Is cl 66(2) a development standard?

  1. The starting point in determining whether cl 66(2) is a development standard (and consequently being amenable to a SEPP 1 objection) is the definition in s 4 of the Environmental Planning and Assessment Act 1979. The definition states:

development standards means provisions of an environmental planning instrument or the regulations in relation to the carrying out of development, being provisions by or under which requirements are specified or standards are fixed in respect of any aspect of that development, including, but without limiting the generality of the foregoing, requirements or standards in respect of:
(a) the area, shape or frontage of any land, the dimensions of any land, buildings or works, or the distance of any land, building or work from any specified point,
(b) the proportion or percentage of the area of a site which a building or work may occupy,
(c) the character, location, siting, bulk, scale, shape, size, height, density, design or external appearance of a building or work,
(d) the cubic content or floor space of a building,
(e) the intensity or density of the use of any land, building or work,
(f) the provision of public access, open space, landscaped space, tree planting or other treatment for the conservation, protection or enhancement of the environment,
(g) the provision of facilities for the standing, movement, parking, servicing, manoeuvring, loading or unloading of vehicles,
(h) the volume, nature and type of traffic generated by the development,
(i) road patterns,
(j) drainage,
(k) the carrying out of earthworks,
(l) the effects of development on patterns of wind, sunlight, daylight or shadows,
(m) the provision of services, facilities and amenities demanded by development,
(n) the emission of pollution and means for its prevention or control or mitigation, and
(o) such other matters as may be prescribed.
  1. Mr Clay and Mr Kirk rely largely on the same cases to support their different submissions. The relevant principles in determining whether a provision is a development standard are stated in Strathfield Municipal Council v Poynting (2001) 116 LGERA 319 at [96]-[99] and applied by Tobias JA (Giles JA and McClellan CJ at CL in agreement) in Residents Against Improper Development Inc and Another v Chase Property Investments Pty Ltd (2006) 149 LGERA 360 at [50]; see also Agostino v Penrith City Council (2010) 172 LGERA 380). Mr Kirk also relies on Blue Mountains City Council v Lawrence Browning Pty Limited (2006) 67 NSWLR 672 and North Sydney Municipal Council v P D Mayoh Pty Ltd [No.2] (1990) 71 LGERA 222.

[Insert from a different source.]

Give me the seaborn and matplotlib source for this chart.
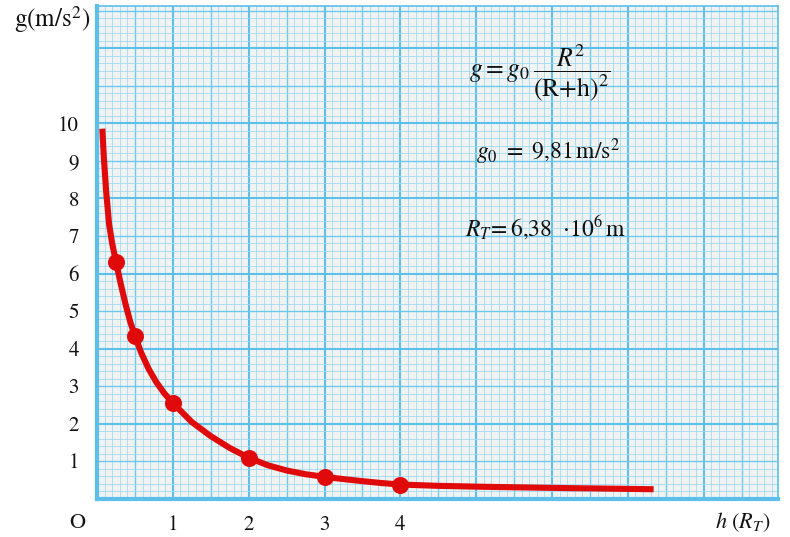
import numpy as np
import pandas as pd
import matplotlib
matplotlib.use("Agg")
import matplotlib.pyplot as plt
import seaborn as sns

# ---- data ----
curve_h = [0.07, 0.09, 0.12, 0.16, 0.20, 0.25, 0.31, 0.38, 0.44, 0.50,
           0.58, 0.68, 0.78, 0.89, 1.0, 1.25, 1.5, 1.75, 2.0, 2.25, 2.5, 2.75,
           3.0, 3.25, 3.5, 3.75, 4.0, 4.5, 5.1, 6.2, 7.34]
curve_g = [9.86, 9.10, 8.20, 7.30, 6.80, 6.31, 5.75, 5.15, 4.70, 4.34,
           3.90, 3.46, 3.11, 2.80, 2.55, 2.04, 1.665, 1.35, 1.09, 0.89, 0.75, 0.65,
           0.58, 0.52, 0.465, 0.415, 0.375, 0.34, 0.315, 0.28, 0.25]
pts_h = [0.25, 0.5, 1, 2, 3, 4]
pts_g = [6.3, 4.34, 2.54, 1.08, 0.58, 0.37]
xtick_vals = [1, 2, 3, 4]
ytick_vals = [1, 2, 3, 4, 5, 6, 7, 8, 9, 10]

curve = pd.DataFrame({"h": curve_h, "g": curve_g})
pts = pd.DataFrame({"h": pts_h, "g": pts_g})

sns.set_style("white")
plt.rcParams["font.family"] = ["STIXGeneral", "DejaVu Serif"]
plt.rcParams["mathtext.fontset"] = "stix"

GRID_MAJ = "#5cc0ea"
GRID_MED = "#6fc8ee"
GRID_MIN = "#a2daf2"
PAPER = "#f1f3f3"
RED = "#e10a0a"

fig = plt.figure(figsize=(7.9, 5.37), dpi=100)
ax = fig.add_axes([0.1228, 0.0715, 0.862, 0.9173])
ax.set_facecolor(PAPER)
ax.set_xlim(0, 8.98)
ax.set_ylim(0, 13.13)

# graph paper grid
for xv in np.arange(0.1, 9.0, 0.1):
    k = int(round(xv * 10))
    if k % 10 == 0:
        c, lw = GRID_MAJ, 1.5
    elif k % 5 == 0:
        c, lw = GRID_MED, 1.0
    else:
        c, lw = GRID_MIN, 0.6
    ax.axvline(xv, color=c, lw=lw, zorder=0)
for yv in np.arange(0.2, 13.2, 0.2):
    k = int(round(yv * 5))
    if k % 10 == 0:
        c, lw = GRID_MAJ, 1.5
    elif k % 5 == 0:
        c, lw = GRID_MED, 1.0
    else:
        c, lw = GRID_MIN, 0.6
    ax.axhline(yv, color=c, lw=lw, zorder=0)

for side in ["left", "bottom"]:
    ax.spines[side].set_color(GRID_MAJ)
    ax.spines[side].set_linewidth(3)
for side in ["top", "right"]:
    ax.spines[side].set_color(GRID_MAJ)
    ax.spines[side].set_linewidth(1.2)

sns.lineplot(data=curve, x="h", y="g", ax=ax, color=RED, lw=4.4, sort=False,
             solid_capstyle="butt", solid_joinstyle="round", zorder=3)
sns.scatterplot(data=pts, x="h", y="g", ax=ax, color=RED, s=150, edgecolor=RED,
                linewidth=0, zorder=4)

ax.set_xlabel("")
ax.set_ylabel("")
ax.set_xticks(xtick_vals)
ax.set_xticklabels([str(v) for v in xtick_vals], fontsize=15)
ax.set_yticks(ytick_vals)
ax.set_yticklabels([str(v) for v in ytick_vals], fontsize=15)
ax.tick_params(axis="both", length=0, colors="#111111")
ax.tick_params(axis="y", pad=13)
ax.tick_params(axis="x", pad=12)

# axis texts
fig.text(52 / 790, 1 - 20 / 537, r"g(m/s$^2$)", fontsize=18, ha="center", va="center",
         color="#111111")
fig.text(77 / 790, 1 - 523 / 537, "O", fontsize=16, ha="center", va="center", color="#111111")
fig.text(743 / 790, 1 - 522 / 537, r"$h\ (R_T)$", fontsize=16, ha="center", va="center",
         color="#111111")

# formula annotations
ax.text(5.84, 11.35, r"$g = g_0\,\dfrac{R^2}{(\mathrm{R{+}h})^2}$", fontsize=18.5,
        ha="center", va="center", color="#111111", zorder=5)
ax.text(5.95, 9.24, r"$g_0\ =\ 9{,}81\,\mathrm{m/s^2}$", fontsize=17,
        ha="center", va="center", color="#111111", zorder=5)
ax.text(5.91, 7.22, r"$R_T\!=6{,}38\ \ {\cdot}10^6\,\mathrm{m}$", fontsize=17,
        ha="center", va="center", color="#111111", zorder=5)

fig.savefig("out.png", dpi=100, facecolor="white")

  1. As set out in Poynting, a two-step approach is advocated at [96] - [99]:

96. The matters in the construction of the definition discussed by Mahoney JA in P D Mayoh Pty Ltd [No.2] mean that, in order that a provision fall within the definition as a development standard, there must be a development in respect of an aspect of which the provisions specifies a requirement or fixes a standard A provision prohibiting the development in question (the use of land, subdivision of land, erection of a building etc, see the definition of 'development' in the Act) under any circumstances will be a provision controlling development, but it will not be a development standard. The availability of SEPP No 1 will fail at the first step.
97. Beyond this, the debate should be over the second step, whether the provision specifies a requirement or fixes a standard in relation to an aspect of the (non-prohibited) development. I consider one can profitably return to the observations of McHugh JA in Woollahra Municipal Council v Carr, to his Honour's reminder of the need to define the development and its aspects before it can be whether the provision in question is a development standard. Referring again to the definition of 'development standards', there must be a provision in relation to the carrying out of development, and then the provision must specify a requirement or fix a standard in respect of an aspect of that development. Having identified the development in relation to which there is the provision, the aspects of that development must be considered in order to say whether the provision specifies a requirement or fixes a standard in respect of an aspect of the development.
98. If the provision does not prohibit the development in question under any circumstances, and the development is permissible in circumstances expressed in the provision (whether positively or negatively, see the forms of provision earlier stated), in most instances the provision will specify a requirement or fix a standard in respect of an aspect of the development. In the absence of control, and subject for example to the private law of nuisance, a landowner may develop his land as he sees fit. Control by complete prohibition on the development in question will not leave room for requirements or standards. But anything less than complete prohibition means that there can be the development in question, and provided a relevant aspect of the development is identified the control will be by imposition of a development standard.
99. In the debate over the second step, whether the provision specifies a requirement or fixes a standard in relation to an aspect of the (non-prohibited) development, the key will be identification of a relevant aspect of the development. The list of aspects in paragraphs (a) to (n) of the definition of 'development standards' in s4(1) of the Act shows that a broad view of what is an aspect of a development should be taken. North Sydney Municipal Council v P D Mayoh Pty Ltd (No 2) must be regarded as a case in which the majority considered that the provision in substance prohibited the development under any circumstances, not because of something in the definition of the development (see Clarke JA's comments on the observations of McHugh JA in Woollahra Municipal Council v Carr) but because, as part of the environmental planning instrument as a whole, in the prohibition on erection of a residential flat building the governing characteristic was land with adjoining high buildings, so there was relevantly a prohibition on development in any circumstances.
  1. Mr Clay submits that the relevant questions are firstly, does cl 66(2) prohibit the development under any circumstances and, secondly, if not, does cl 66(2) specify a requirement or fix a standard in relation to an aspect of the development. In response, Mr Clay states that firstly, public parking is permitted with development consent in the City Centre zone and cl 66(2) does not prohibit public car parking on a given site, in certain circumstances. Rather, it specifies the demand for which the car park should be designed to satisfy. Secondly, there are any number of aspects of the carrying out development for the provision of public car parking, and the number of car parking spaces and the configuration of the overall design. The requirement in respect of that aspect is that the car parking directly services major retail, cultural, recreational and entertainment uses which are not otherwise reasonably or adequately serviced in the manner required.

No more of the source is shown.